* **DATASET EXCERPT**
● ● ● ● ●

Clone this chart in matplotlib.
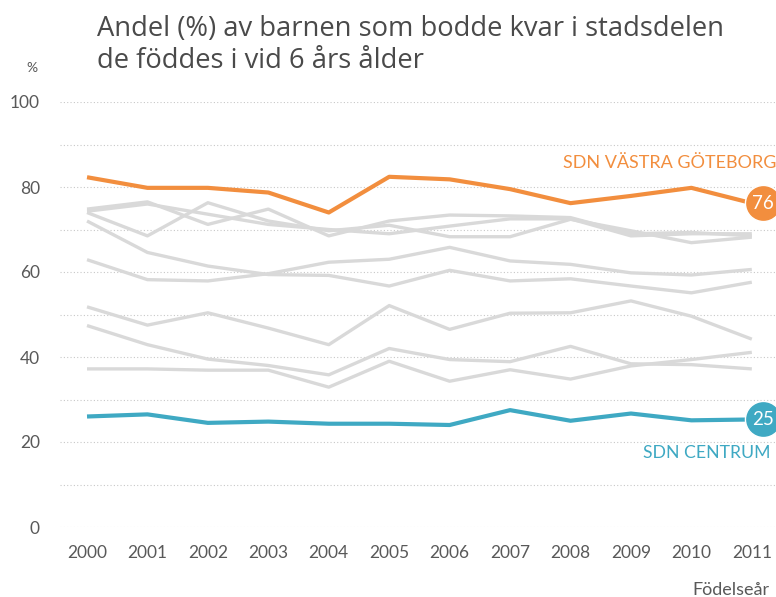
import matplotlib
matplotlib.use("Agg")
import matplotlib.pyplot as plt
from matplotlib.transforms import offset_copy

years = [2000, 2001, 2002, 2003, 2004, 2005, 2006, 2007, 2008, 2009, 2010, 2011]

vastra = [82.3, 79.8, 79.8, 78.7, 74.0, 82.4, 81.8, 79.5, 76.2, 77.9, 79.8, 76.2]
centrum = [26.0, 26.5, 24.5, 24.8, 24.3, 24.3, 24.0, 27.5, 25.0, 26.7, 25.1, 25.3]

# other districts (grey)
others = [
    [74.8, 76.5, 71.2, 74.8, 68.5, 72.0, 73.4, 73.2, 72.8, 69.0, 69.3, 68.5],
    [74.0, 68.5, 76.3, 72.0, 69.7, 71.0, 68.3, 68.3, 72.4, 69.7, 66.9, 68.2],
    [74.3, 76.0, 73.6, 71.2, 70.0, 69.0, 70.8, 72.5, 72.5, 68.5, 69.0, 69.0],
    [72.0, 64.6, 61.4, 59.4, 59.2, 56.7, 60.4, 57.9, 58.4, 56.7, 55.1, 57.6],
    [62.9, 58.2, 57.9, 59.6, 62.3, 63.0, 65.8, 62.6, 61.8, 59.8, 59.3, 60.6],
    [51.8, 47.5, 50.4, 46.8, 42.9, 52.1, 46.5, 50.3, 50.4, 53.2, 49.6, 44.2],
    [47.4, 42.9, 39.5, 38.0, 35.8, 42.0, 39.4, 38.9, 42.5, 38.4, 38.2, 37.2],
    [37.2, 37.2, 36.9, 36.9, 32.9, 39.0, 34.3, 37.0, 34.8, 37.9, 39.4, 41.1],
]

yticks = [0, 20, 40, 60, 80, 100]

orange = '#F28E3E'
blue = '#3FA9C3'
grey = '#D9D9D9'
text_col = '#595959'

fig = plt.figure(figsize=(7.76, 5.97), dpi=100)
ax = fig.add_axes([60 / 776, 70 / 597, 716 / 776, 425 / 597])

for s in others:
    ax.plot(years, s, color=grey, lw=2.4, solid_capstyle='butt', zorder=2)
ax.plot(years, vastra, color=orange, lw=3.0, solid_capstyle='butt', zorder=3)
ax.plot(years, centrum, color=blue, lw=3.0, solid_capstyle='butt', zorder=3)

ax.set_xlim(1999.553, 2011.4)
ax.set_ylim(0, 100)
ax.set_xticks(years)
ax.set_yticks(yticks)
ax.set_yticks(range(0, 101, 10), minor=True)
ax.grid(axis='y', which='both', color='#C8C8C8', lw=0.8, ls=(0, (1, 2)))
ax.tick_params(length=0, which='both', labelsize=12.5, labelcolor=text_col)
ax.tick_params(axis='y', pad=14.5)
ax.tick_params(axis='x', pad=13)
for sp in ax.spines.values():
    sp.set_visible(False)
ax.set_axisbelow(True)

# end-point bubbles
off = offset_copy(ax.transData, fig=fig, x=8, y=0, units='points')
for vals, c in [(vastra, orange), (centrum, blue)]:
    ax.plot(years[-1], vals[-1], 'o', ms=26, color=c, mec='white', mew=1.0,
            transform=off, clip_on=False, zorder=5)
    ax.text(years[-1], vals[-1], f"{round(vals[-1])}", transform=off, color='white',
            fontsize=13.5, ha='center', va='center', zorder=6, clip_on=False,
            family='Lato')

ax.text(1.0, 85.7, 'SDN VÄSTRA GÖTEBORG', transform=ax.get_yaxis_transform(),
        color=orange, fontsize=13, ha='right', va='center', family='Lato')
ax.text(0.992, 17.4, 'SDN CENTRUM', transform=ax.get_yaxis_transform(),
        color=blue, fontsize=12.7, ha='right', va='center', family='Lato')

fig.text(97 / 776, 1 - 45 / 597, 'Andel (%) av barnen som bodde kvar i stadsdelen\nde föddes i vid 6 års ålder',
         fontsize=19.7, color='#4A4A4A', ha='left', va='center', linespacing=1.2,
         family='Open Sans')
fig.text(32 / 776, 1 - 68 / 597, '%', fontsize=10, color=text_col, ha='center', va='center',
         family='Lato')
fig.text(770 / 776, 1 - 590 / 597, 'Födelseår', fontsize=13, color=text_col, ha='right', va='center',
         family='Lato')

for t in ax.get_xticklabels() + ax.get_yticklabels():
    t.set_family('Lato')

fig.savefig('out.png', dpi=100)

● ● ● ● ●

Output each line exactly; omit every picture.

* **COMPLETED EXERCISE**
Clone this chart in matplotlib.
import matplotlib
matplotlib.use("Agg")
import matplotlib.pyplot as plt
from matplotlib.transforms import offset_copy

years = [2000, 2001, 2002, 2003, 2004, 2005, 2006, 2007, 2008, 2009, 2010, 2011]

vastra = [82.3, 79.8, 79.8, 78.7, 74.0, 82.4, 81.8, 79.5, 76.2, 77.9, 79.8, 76.2]
centrum = [26.0, 26.5, 24.5, 24.8, 24.3, 24.3, 24.0, 27.5, 25.0, 26.7, 25.1, 25.3]

# other districts (grey)
others = [
    [74.8, 76.5, 71.2, 74.8, 68.5, 72.0, 73.4, 73.2, 72.8, 69.0, 69.3, 68.5],
    [74.0, 68.5, 76.3, 72.0, 69.7, 71.0, 68.3, 68.3, 72.4, 69.7, 66.9, 68.2],
    [74.3, 76.0, 73.6, 71.2, 70.0, 69.0, 70.8, 72.5, 72.5, 68.5, 69.0, 69.0],
    [72.0, 64.6, 61.4, 59.4, 59.2, 56.7, 60.4, 57.9, 58.4, 56.7, 55.1, 57.6],
    [62.9, 58.2, 57.9, 59.6, 62.3, 63.0, 65.8, 62.6, 61.8, 59.8, 59.3, 60.6],
    [51.8, 47.5, 50.4, 46.8, 42.9, 52.1, 46.5, 50.3, 50.4, 53.2, 49.6, 44.2],
    [47.4, 42.9, 39.5, 38.0, 35.8, 42.0, 39.4, 38.9, 42.5, 38.4, 38.2, 37.2],
    [37.2, 37.2, 36.9, 36.9, 32.9, 39.0, 34.3, 37.0, 34.8, 37.9, 39.4, 41.1],
]

yticks = [0, 20, 40, 60, 80, 100]

orange = '#F28E3E'
blue = '#3FA9C3'
grey = '#D9D9D9'
text_col = '#595959'

fig = plt.figure(figsize=(7.76, 5.97), dpi=100)
ax = fig.add_axes([60 / 776, 70 / 597, 716 / 776, 425 / 597])

for s in others:
    ax.plot(years, s, color=grey, lw=2.4, solid_capstyle='butt', zorder=2)
ax.plot(years, vastra, color=orange, lw=3.0, solid_capstyle='butt', zorder=3)
ax.plot(years, centrum, color=blue, lw=3.0, solid_capstyle='butt', zorder=3)

ax.set_xlim(1999.553, 2011.4)
ax.set_ylim(0, 100)
ax.set_xticks(years)
ax.set_yticks(yticks)
ax.set_yticks(range(0, 101, 10), minor=True)
ax.grid(axis='y', which='both', color='#C8C8C8', lw=0.8, ls=(0, (1, 2)))
ax.tick_params(length=0, which='both', labelsize=12.5, labelcolor=text_col)
ax.tick_params(axis='y', pad=14.5)
ax.tick_params(axis='x', pad=13)
for sp in ax.spines.values():
    sp.set_visible(False)
ax.set_axisbelow(True)

# end-point bubbles
off = offset_copy(ax.transData, fig=fig, x=8, y=0, units='points')
for vals, c in [(vastra, orange), (centrum, blue)]:
    ax.plot(years[-1], vals[-1], 'o', ms=26, color=c, mec='white', mew=1.0,
            transform=off, clip_on=False, zorder=5)
    ax.text(years[-1], vals[-1], f"{round(vals[-1])}", transform=off, color='white',
            fontsize=13.5, ha='center', va='center', zorder=6, clip_on=False,
            family='Lato')

ax.text(1.0, 85.7, 'SDN VÄSTRA GÖTEBORG', transform=ax.get_yaxis_transform(),
        color=orange, fontsize=13, ha='right', va='center', family='Lato')
ax.text(0.992, 17.4, 'SDN CENTRUM', transform=ax.get_yaxis_transform(),
        color=blue, fontsize=12.7, ha='right', va='center', family='Lato')

fig.text(97 / 776, 1 - 45 / 597, 'Andel (%) av barnen som bodde kvar i stadsdelen\nde föddes i vid 6 års ålder',
         fontsize=19.7, color='#4A4A4A', ha='left', va='center', linespacing=1.2,
         family='Open Sans')
fig.text(32 / 776, 1 - 68 / 597, '%', fontsize=10, color=text_col, ha='center', va='center',
         family='Lato')
fig.text(770 / 776, 1 - 590 / 597, 'Födelseår', fontsize=13, color=text_col, ha='right', va='center',
         family='Lato')

for t in ax.get_xticklabels() + ax.get_yticklabels():
    t.set_family('Lato')

fig.savefig('out.png', dpi=100)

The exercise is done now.